Note: The report is accessible (i) per model via a drop-down menu, next to the model in the Models view or (ii) for all models in report.html in the downloaded file when choosing to download the project by pressing the download button below the project title.

It is structured in the following sections:

  • Model building Report: Contains project name, project date and references. The target sequence is in Table T1 of the Report.
  • Results: Version of the SWISS-MODEL template library and PDB release. All identified templates are listed in Table T2.
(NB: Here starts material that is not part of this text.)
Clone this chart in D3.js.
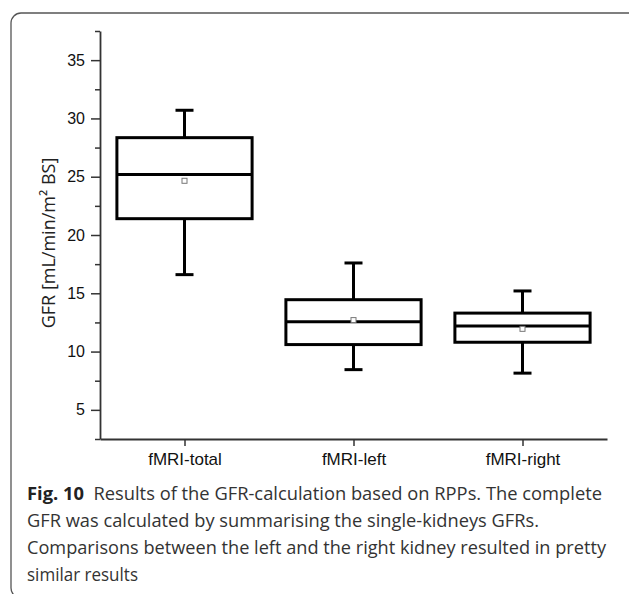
<!DOCTYPE html>
<html>
<head>
<meta charset="utf-8">
<script src="https://cdn.jsdelivr.net/npm/d3@7"></script>
<style>
  body { margin: 0; background: #fff; }
  svg { display: block; }
</style>
</head>
<body>
<div id="chart"></div>
<script>
// box plot values
var categories = ["fMRI-total", "fMRI-left", "fMRI-right"];
var q1 = [21.4, 10.6, 10.8];
var median = [25.2, 12.55, 12.2];
var q3 = [28.35, 14.45, 13.3];
var whiskerLow = [16.6, 8.45, 8.15];
var whiskerHigh = [30.7, 17.6, 15.2];
var means = [24.65, 12.7, 11.95];

var majorTicks = [5, 10, 15, 20, 25, 30, 35];
var minorTicks = [2.5, 7.5, 12.5, 17.5, 22.5, 27.5, 32.5, 37.5];

var captionLines = [
  ["Fig. 10", "Results of the GFR-calculation based on RPPs. The complete"],
  ["", "GFR was calculated by summarising the single-kidneys GFRs."],
  ["", "Comparisons between the left and the right kidney resulted in pretty"],
  ["", "similar results"]
];
var captionWidths = [575, 512, 579, 111];

var svgWidth = 629, svgHeight = 594;
var margin = {top: 31, right: 22, bottom: 155, left: 100};
var chartWidth = svgWidth - margin.left - margin.right;
var chartHeight = svgHeight - margin.top - margin.bottom;

var svg = d3.select("#chart").append("svg")
    .attr("width", svgWidth)
    .attr("height", svgHeight);

// rounded frame round the figure
svg.append("rect")
    .attr("x", 11).attr("y", 13)
    .attr("width", 630).attr("height", 585)
    .attr("rx", 10).attr("ry", 10)
    .attr("fill", "none")
    .attr("stroke", "#555")
    .attr("stroke-width", 1.3);

var chartGroup = svg.append("g")
    .attr("transform", `translate(${margin.left}, ${margin.top})`);

var xScale = d3.scalePoint()
    .domain(categories)
    .range([0, chartWidth])
    .padding(0.5);

var yScale = d3.scaleLinear()
    .domain([2.5, 37.5])
    .range([chartHeight, 0]);

var boxWidth = xScale.step() * 0.8;
var capWidth = 18;

// minor ticks on y
chartGroup.append("g")
    .call(d3.axisLeft(yScale).tickValues(minorTicks).tickSize(5).tickFormat(""))
    .call(g => g.select(".domain").remove())
    .selectAll("line").attr("stroke", "#333").attr("stroke-width", 1.5);

// y axis
var yAxisG = chartGroup.append("g")
    .call(d3.axisLeft(yScale).tickValues(majorTicks).tickSize(9).tickSizeOuter(0).tickPadding(6));
yAxisG.select(".domain").attr("stroke", "#333").attr("stroke-width", 1.8);
yAxisG.selectAll("line").attr("stroke", "#333").attr("stroke-width", 1.5);
yAxisG.selectAll("text")
    .attr("font-family", "Liberation Sans, Arial, sans-serif")
    .attr("font-size", 16)
    .attr("fill", "#111");

// x axis
var xAxisG = chartGroup.append("g")
    .attr("transform", `translate(0, ${chartHeight})`)
    .call(d3.axisBottom(xScale).tickSize(7).tickSizeOuter(0).tickPadding(7));
xAxisG.select(".domain").attr("stroke", "#333").attr("stroke-width", 1.8);
xAxisG.selectAll("line").attr("stroke", "#333").attr("stroke-width", 1.5);
xAxisG.selectAll("text")
    .attr("font-family", "Liberation Sans, Arial, sans-serif")
    .attr("font-size", 17)
    .attr("fill", "#111");

// y title
svg.append("text")
    .attr("transform", "translate(55, 243) rotate(-90)")
    .attr("text-anchor", "middle")
    .attr("font-family", "Open Sans, sans-serif")
    .attr("font-size", 18)
    .attr("fill", "#222")
    .text("GFR [mL/min/m² BS]");

// boxes
var boxes = chartGroup.selectAll(".box")
    .data(categories)
    .enter()
    .append("g")
    .attr("class", "box");

// whiskers
boxes.append("line")
    .attr("x1", d => xScale(d)).attr("x2", d => xScale(d))
    .attr("y1", (d, i) => yScale(whiskerHigh[i]))
    .attr("y2", (d, i) => yScale(q3[i]))
    .attr("stroke", "#000").attr("stroke-width", 3);
boxes.append("line")
    .attr("x1", d => xScale(d)).attr("x2", d => xScale(d))
    .attr("y1", (d, i) => yScale(whiskerLow[i]))
    .attr("y2", (d, i) => yScale(q1[i]))
    .attr("stroke", "#000").attr("stroke-width", 3);

// caps
boxes.append("line")
    .attr("x1", d => xScale(d) - capWidth / 2).attr("x2", d => xScale(d) + capWidth / 2)
    .attr("y1", (d, i) => yScale(whiskerHigh[i]))
    .attr("y2", (d, i) => yScale(whiskerHigh[i]))
    .attr("stroke", "#000").attr("stroke-width", 3);
boxes.append("line")
    .attr("x1", d => xScale(d) - capWidth / 2).attr("x2", d => xScale(d) + capWidth / 2)
    .attr("y1", (d, i) => yScale(whiskerLow[i]))
    .attr("y2", (d, i) => yScale(whiskerLow[i]))
    .attr("stroke", "#000").attr("stroke-width", 3);

// the box itself
boxes.append("rect")
    .attr("x", d => xScale(d) - boxWidth / 2)
    .attr("y", (d, i) => yScale(q3[i]))
    .attr("width", boxWidth)
    .attr("height", (d, i) => yScale(q1[i]) - yScale(q3[i]))
    .attr("fill", "none")
    .attr("stroke", "#000").attr("stroke-width", 3);

// median
boxes.append("line")
    .attr("x1", d => xScale(d) - boxWidth / 2).attr("x2", d => xScale(d) + boxWidth / 2)
    .attr("y1", (d, i) => yScale(median[i]))
    .attr("y2", (d, i) => yScale(median[i]))
    .attr("stroke", "#000").attr("stroke-width", 3);

// mean marker
boxes.append("rect")
    .attr("x", d => xScale(d) - 2.5)
    .attr("y", (d, i) => yScale(means[i]) - 2.5)
    .attr("width", 5).attr("height", 5)
    .attr("fill", "#fff")
    .attr("stroke", "#777").attr("stroke-width", 1);

// caption
var caption = svg.append("g")
    .attr("font-family", "Open Sans, sans-serif")
    .attr("font-size", 18)
    .attr("fill", "#333");

captionLines.forEach(function(line, i) {
    var t = caption.append("text")
        .attr("x", 27)
        .attr("y", 500 + i * 27)
        .attr("textLength", captionWidths[i])
        .attr("lengthAdjust", "spacingAndGlyphs");
    if (line[0]) {
        t.append("tspan").attr("font-weight", "bold").attr("fill", "#222").text(line[0]);
        t.append("tspan").text("\u00a0\u00a0" + line[1]);
    } else {
        t.append("tspan").text(line[1]);
    }
});
</script>
</body>
</html>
  • Models: Models are listed sequentially with each entry showing a picture of the model, a link to the PDB file, the version of the modelling engine, the oligomeric state, the ligands (if any), the global model quality estimate, and the QMEAN score
    A graphical representation of the QMEAN score and its four terms separately, the local quality estimate plot, and the comparison with non-redundant set of PDB structures are also provided. For the template, a link to the template itself is provided together with the following information: the title of the structure, the target sequence coverage, the sequence identity to the target, the experimental method used to obtain the structure (and the resolution, if applicable), the oligomeric state, the ligands (if any), the sequence similarity to the target, the template search method used.
  • Save Project Locally: Allows to download the project as a zip file.
    The main folder contains the Model report (report.html), images folder (banner for the Report), and the model folder. Each model has its own subfolder.